By the way, chessboard made me wonder, since I had never heard the term before, except in reference to the game. Webster’s Dictionary says chess, also known as cheat, is one of several brome grasses, usually considered a weed. I learn something new every day.

Use diminished

By the early 1900s, most fanning mills were used only for cleaning and grading seed, since modern threshing machines did the winnowing. The Smyth catalog claimed the outfits, as shipped, were able to clean and grade seed corn, by separating the small tip and butt end grains from the larger kernels in the center of the ear.

Optional accessories were listed for other purposes, such as separating oats from wheat, or separating mustard seed from oats. Screens for cleaning beans, peas, flax, millet, alfalfa, blue grass, timothy and clover seeds were available, as well. An 1894 ad for the Chatham fanning mill, sold in Ontario by Massey Mfg. Co., elaborated on the arrangement of the screens:

“The plan of placing the screens and riddles in the shoe cannot be surpassed. You can give them any pitch desired, and also put as many in at one time as you like, or as are required to clean the grain. You can use one riddle, or you can, by placing another under it, have a Two-ply, or you can put another under the second and have a Three-ply Gang. You can use one, two or three ply, as the condition of the grain requires.”

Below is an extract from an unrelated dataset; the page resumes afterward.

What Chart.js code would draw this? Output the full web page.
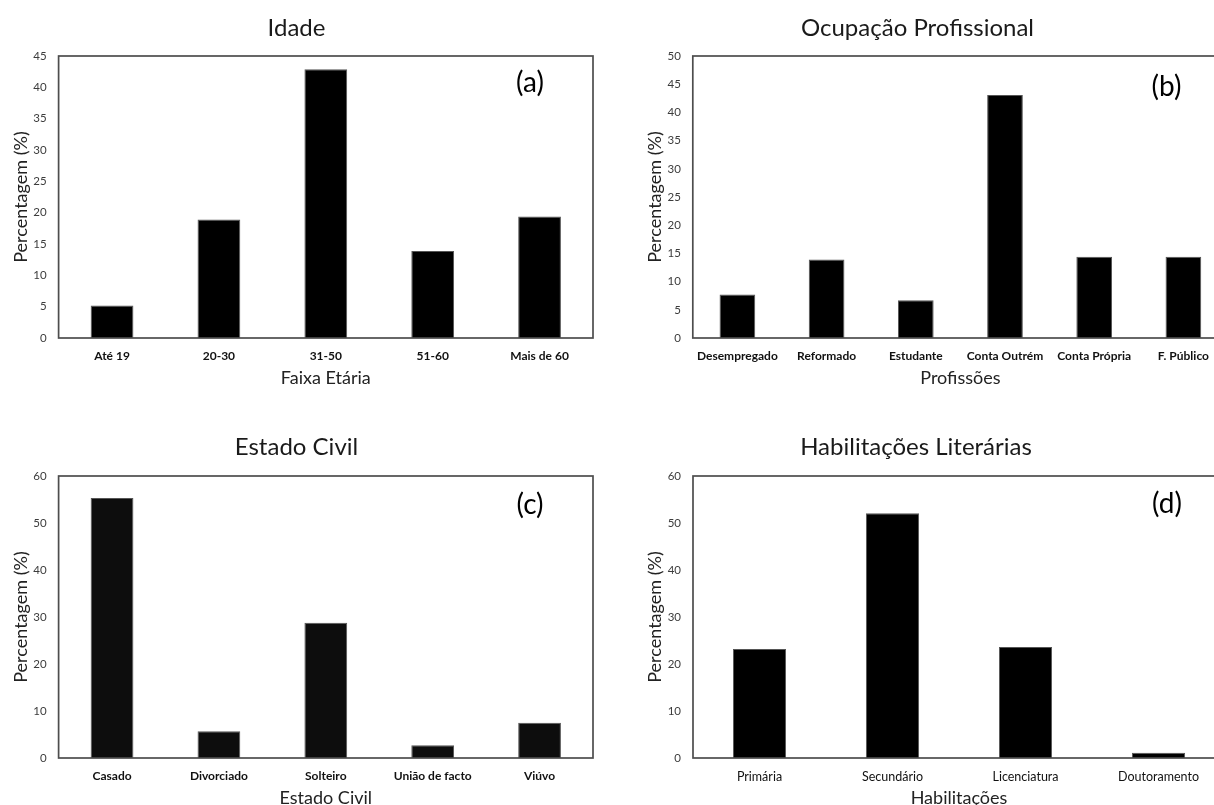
<!DOCTYPE html>
<html>
<head>
<meta charset="utf-8">
<script src="https://cdn.jsdelivr.net/npm/chart.js@4.4.1/dist/chart.umd.min.js"></script>
<style>
  html, body { margin: 0; padding: 0; background: #fff; overflow: hidden; width: 1214px; height: 805px; position: relative; }
  canvas { position: absolute; }
</style>
</head>
<body>
<canvas id="idade" width="600" height="400" style="left:0;top:0"></canvas>
<canvas id="ocupacao" width="621" height="400" style="left:607px;top:0"></canvas>
<canvas id="civil" width="600" height="410" style="left:0;top:400px"></canvas>
<canvas id="habil" width="621" height="410" style="left:607px;top:400px"></canvas>
<script>
// (a) Idade
const idadeLabels = ['Até 19', '20-30', '31-50', '51-60', 'Mais de 60'];
const idadeValues = [5.2, 18.9, 42.9, 13.9, 19.4];
const idadeMax = 45, idadeStep = 5;

// (b) Ocupação Profissional
const ocupLabels = ['Desempregado', 'Reformado', 'Estudante', 'Conta Outrém', 'Conta Própria', 'F. Público'];
const ocupValues = [7.7, 13.9, 6.7, 43.1, 14.4, 14.4];
const ocupMax = 50, ocupStep = 5;

// (c) Estado Civil
const civilLabels = ['Casado', 'Divorciado', 'Solteiro', 'União de facto', 'Viúvo'];
const civilValues = [55.3, 5.7, 28.8, 2.7, 7.5];
const civilMax = 60, civilStep = 10;

// (d) Habilitações Literárias
const habilLabels = ['Primária', 'Secundário', 'Licenciatura', 'Doutoramento'];
const habilValues = [23.2, 52.1, 23.6, 1.1];
const habilMax = 60, habilStep = 10;

const FONT = 'Lato, "Open Sans", sans-serif';

// moldura da área do gráfico + letra do painel
const frame = {
  id: 'frame',
  afterDatasetsDraw(chart, args, opts) {
    const { ctx, chartArea: a } = chart;
    ctx.save();
    ctx.strokeStyle = '#4d4d4d';
    ctx.lineWidth = 1.7;
    ctx.strokeRect(a.left, a.top, a.right - a.left, a.bottom - a.top);
    ctx.font = '28px ' + FONT;
    ctx.fillStyle = '#000';
    ctx.textAlign = 'center';
    ctx.textBaseline = 'middle';
    ctx.fillText(opts.text, a.right - opts.dx, a.top + opts.dy);
    ctx.restore();
  }
};

function makeChart(id, p) {
  const low = p.bottomRow;
  return new Chart(document.getElementById(id), {
    type: 'bar',
    data: {
      labels: p.labels,
      datasets: [{
        data: p.values,
        backgroundColor: p.color || '#000',
        borderColor: '#555',
        borderWidth: 1,
        barPercentage: 1,
        categoryPercentage: 0.4
      }]
    },
    options: {
      responsive: false,
      animation: false,
      events: [],
      layout: { padding: { left: 0, right: p.padRight, top: 0, bottom: 0 } },
      plugins: {
        legend: { display: false },
        tooltip: { enabled: false },
        title: {
          display: true,
          text: p.title,
          color: '#1a1a1a',
          font: { family: FONT, size: 24, weight: 'normal' },
          padding: low ? { top: 32.6, bottom: 14.6 } : { top: 13.6, bottom: 13.6 }
        },
        frame: { text: p.tag, dx: p.tagDx, dy: p.tagDy }
      },
      scales: {
        x: {
          grid: { display: false, drawTicks: false },
          border: { display: false },
          ticks: {
            color: '#111',
            padding: 11,
            maxRotation: 0,
            autoSkip: false,
            font: { family: FONT, size: p.boldTicks ? 12 : 12.5, weight: p.boldTicks ? 'bold' : 'normal' }
          },
          title: {
            display: true,
            text: p.xTitle,
            color: '#222',
            font: { family: FONT, size: 18 },
            padding: { top: 0, bottom: low ? 1.2 : 11.2 }
          },
          afterFit(s) { s.height = low ? 52 : 62; }
        },
        y: {
          min: 0,
          max: p.max,
          grid: { display: false, drawTicks: false },
          border: { display: false },
          ticks: {
            stepSize: p.step,
            color: '#3c3c3c',
            padding: 12,
            font: { family: FONT, size: 11.5 }
          },
          title: {
            display: true,
            text: 'Percentagem (%)',
            color: '#222',
            font: { family: FONT, size: 18 },
            padding: { top: p.yTitlePad, bottom: 0 }
          },
          afterFit(s) { s.width = p.yWidth; }
        }
      }
    },
    plugins: [frame]
  });
}

makeChart('idade', {
  labels: idadeLabels, values: idadeValues, max: idadeMax, step: idadeStep,
  title: 'Idade', xTitle: 'Faixa Etária', tag: '(a)', tagDx: 63, tagDy: 27,
  yWidth: 58.6, yTitlePad: 10.2, padRight: 7, boldTicks: true, bottomRow: false
});

makeChart('ocupacao', {
  labels: ocupLabels, values: ocupValues, max: ocupMax, step: ocupStep,
  title: 'Ocupação Profissional', xTitle: 'Profissões', tag: '(b)', tagDx: 61.5, tagDy: 31,
  yWidth: 85.8, yTitlePad: 37.2, padRight: 0, boldTicks: true, bottomRow: false
});

makeChart('civil', {
  labels: civilLabels, values: civilValues, max: civilMax, step: civilStep,
  title: 'Estado Civil', xTitle: 'Estado Civil', tag: '(c)', tagDx: 63, tagDy: 29,
  yWidth: 58.6, yTitlePad: 10.2, padRight: 7, boldTicks: true, bottomRow: true,
  color: '#0d0d0d'
});

makeChart('habil', {
  labels: habilLabels, values: habilValues, max: habilMax, step: habilStep,
  title: 'Habilitações Literárias', xTitle: 'Habilitações', tag: '(d)', tagDx: 58, tagDy: 28,
  yWidth: 86, yTitlePad: 37.2, padRight: 3, boldTicks: false, bottomRow: true
});
</script>
</body>
</html>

There was a fanning mill on the barn floor of our farm, with its faded red paint and gold stripes and curlicues a testament to the pride with which 19th century manufacturers decorated even such mundane objects. My father used the mill to clean wheat and timothy seed before planting, while we kids called the thing a “windmill” and would crank it up and stand in front of the outlet to cool off on hot days. Most fanning mills seen today are in museums or antique shops, but I’m sure there are some out there, tucked away in the corner of an old barn or granary.